Throughout the 1960s, bands like The Beatles expanded the notion of what music could be. All over the world, young people rejected the easy-listening culture so beloved by their parents. In its place, they wanted something that spoke for them, that stood in opposition to the establishment, that pioneered new forms of personal expression. Suddenly, music was something more than entertainment. It was no longer a static art form but one that lived and breathed, one that young people could use used to cement their identities.
For countless people in the 1960s, music opened a door that had previously been locked and bolted. David Byrne was one such person. In an interview with Simon Reynolds, author of Rip It Up: Post Punk 1978-1984, the Talking Heads frontman recalled the profound impact of The Beatles: “Everyone probably goes through the thing of realising there’s more than your parent’s music and Thomas the Tank Engine,” Byrne said, “That happened to me in the mid-to-late ’60s, a pretty open time musically.”

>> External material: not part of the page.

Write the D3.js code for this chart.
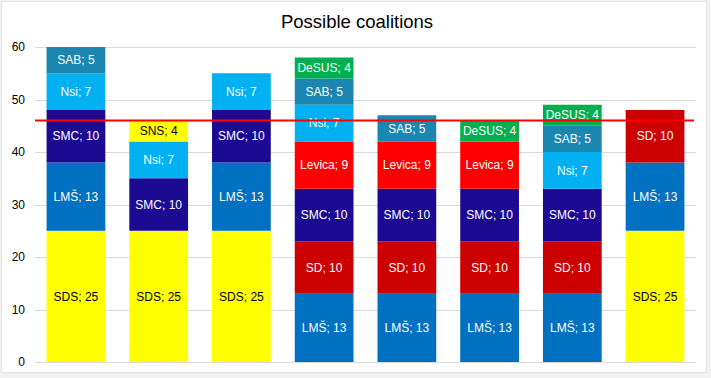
<!DOCTYPE html>
<html>
<head>
<meta charset="utf-8">
<script src="https://cdn.jsdelivr.net/npm/d3@7"></script>
<style>
  body { margin: 0; background: #f2f2f2; }
  text { font-family: "Liberation Sans", Arial, sans-serif; }
</style>
</head>
<body>
<div id="chart"></div>
<script>
// coalitions (no axis labels in the original)
var coalitions = ["C1","C2","C3","C4","C5","C6","C7","C8"];

// parties in stacking order, bottom to top
var parties = ["SDS","LMŠ","SD","SMC","Levica","Nsi","SAB","DeSUS","SNS"];

// seats per coalition
var sds    = [25,25,25, 0, 0, 0, 0,25];
var lms    = [13, 0,13,13,13,13,13,13];
var sd     = [ 0, 0, 0,10,10,10,10,10];
var smc    = [10,10,10,10,10,10,10, 0];
var levica = [ 0, 0, 0, 9, 9, 9, 0, 0];
var nsi    = [ 7, 7, 7, 7, 0, 0, 7, 0];
var sab    = [ 5, 0, 0, 5, 5, 0, 5, 0];
var desus  = [ 0, 0, 0, 4, 0, 4, 4, 0];
var sns    = [ 0, 4, 0, 0, 0, 0, 0, 0];

var majority = 46;
var yTicks = [0,10,20,30,40,50,60];

var colors = {
  "SDS": "#ffff00", "LMŠ": "#0070c0", "SD": "#cc0000", "SMC": "#1d0a92",
  "Levica": "#ff0000", "Nsi": "#00b0f0", "SAB": "#1b86b0",
  "DeSUS": "#00b050", "SNS": "#ffff00"
};
var darkText = {"SDS": true, "SNS": true};

var seats = {"SDS": sds, "LMŠ": lms, "SD": sd, "SMC": smc, "Levica": levica,
             "Nsi": nsi, "SAB": sab, "DeSUS": desus, "SNS": sns};

var table = coalitions.map(function(c, i) {
  var row = {coalition: c};
  parties.forEach(function(p) { row[p] = seats[p][i]; });
  return row;
});

var W = 711, H = 378;
var margin = {top: 47, right: 15, bottom: 16, left: 35};

var svg = d3.select("#chart").append("svg")
    .attr("width", W).attr("height", H);

// chart frame
svg.append("rect")
    .attr("x", 1.5).attr("y", 1.5)
    .attr("width", 705).attr("height", 371)
    .style("fill", "#fff")
    .style("stroke", "#e3e3e3");

var x = d3.scaleBand()
    .domain(coalitions)
    .range([margin.left, W - margin.right])
    .paddingInner(0.29)
    .paddingOuter(0.14);

var y = d3.scaleLinear()
    .domain([0, 60])
    .range([H - margin.bottom, margin.top]);

// gridlines
svg.append("g").selectAll("line")
    .data(yTicks)
    .join("line")
    .attr("x1", margin.left).attr("x2", W - margin.right)
    .attr("y1", function(d){ return Math.round(y(d)) + 0.5; })
    .attr("y2", function(d){ return Math.round(y(d)) + 0.5; })
    .style("stroke", "#d9d9d9")
    .style("stroke-width", 1);

// y axis labels
var yAxis = svg.append("g")
    .attr("transform", "translate(" + margin.left + ",0)")
    .call(d3.axisLeft(y).tickValues(yTicks).tickSize(0).tickPadding(10));
yAxis.select(".domain").remove();
yAxis.selectAll("text")
    .style("font-size", "12px")
    .style("fill", "#000");

var stack = d3.stack().keys(parties);
var series = stack(table);

var groups = svg.append("g").selectAll("g")
    .data(series)
    .join("g")
    .style("fill", function(s){ return colors[s.key]; });

groups.selectAll("rect")
    .data(function(s){
      return s.filter(function(d){ return d[1] > d[0]; })
              .map(function(d){ return {key: s.key, d: d}; });
    })
    .join("rect")
    .attr("x", function(o){ return x(o.d.data.coalition); })
    .attr("width", x.bandwidth())
    .attr("y", function(o){ return y(o.d[1]); })
    .attr("height", function(o){ return y(o.d[0]) - y(o.d[1]); });

// segment labels
var labels = svg.append("g");
series.forEach(function(s) {
  s.forEach(function(d) {
    var v = d[1] - d[0];
    if (v <= 0) return;
    labels.append("text")
      .attr("x", x(d.data.coalition) + x.bandwidth() / 2)
      .attr("y", y((d[0] + d[1]) / 2))
      .attr("dy", "0.35em")
      .attr("text-anchor", "middle")
      .style("font-size", "12px")
      .style("fill", darkText[s.key] ? "#000" : "#fff")
      .text(s.key + "; " + v);
  });
});

// majority line
svg.append("line")
    .attr("x1", margin.left).attr("x2", W - margin.right - 2)
    .attr("y1", y(majority)).attr("y2", y(majority))
    .style("stroke", "#ff0000")
    .style("stroke-width", 2);

// title
svg.append("text")
    .attr("x", 357).attr("y", 28)
    .attr("text-anchor", "middle")
    .style("font-size", "18.5px")
    .style("fill", "#000")
    .text("Possible coalitions");
</script>
</body>
</html>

Bryne’s musical discovery came at the perfect time. He once recalled spending much of his teenage years playing with a customised dictaphone that allowed him to overdub multiple tracks on the same tape. With this piece of primitive recording equipment, he created strange and experimental musical collages, layering simple guitar lines to create something much more complex. It’s an approach that would define much of his work with Talking Heads and obviously reflects The Beatles’ influence. With albums like Revolver, Magical Mystery Tour, and Sgt. Pepper’s Lonely Heart’s Club Band, the group also experimented with audio manipulation, developing a compositional technique based on stitching song fragments together. Strawberry Fields Forever, for example, is made up of two different takes, one of which was sped up in post-production to sit in the same key.
This kind of innocent exploration of sound is one of the most fascinating things bout the 1960s. As Byrne recalled, the music coming out at the time didn’t seem affected by arbitrary rules and limitations: “Not only was I hearing stuff that seemed directed towards me and my friends, but it was all over the map,” he continued. “Anything seemed possible. It seemed like you could make music out of anything, as long as it adhered to a vague pop structure.”
Of all the bands releasing music in the 1960s, The Beatles were perhaps the most pioneering in this regard. Their songcraft was built on a pop foundation, but as the decade progressed, they began exploring new approaches to lyrical and musical composition. For Byrne, it was The Beatles later records that really made an impact. As he recalled: “I tend to go for the more psychedelic ones, like ‘I Am The Walrus’ or ‘Strawberry Fields Forever,” going on to conclude, “It was a wild sense of freedom. That’s what caught my attention.” And thank god it did because, a decade later, Byrne would continue the pioneering legacy The Beatles left behind, chasing a new and unfamiliar sound that would come to form the soundtrack of a generation.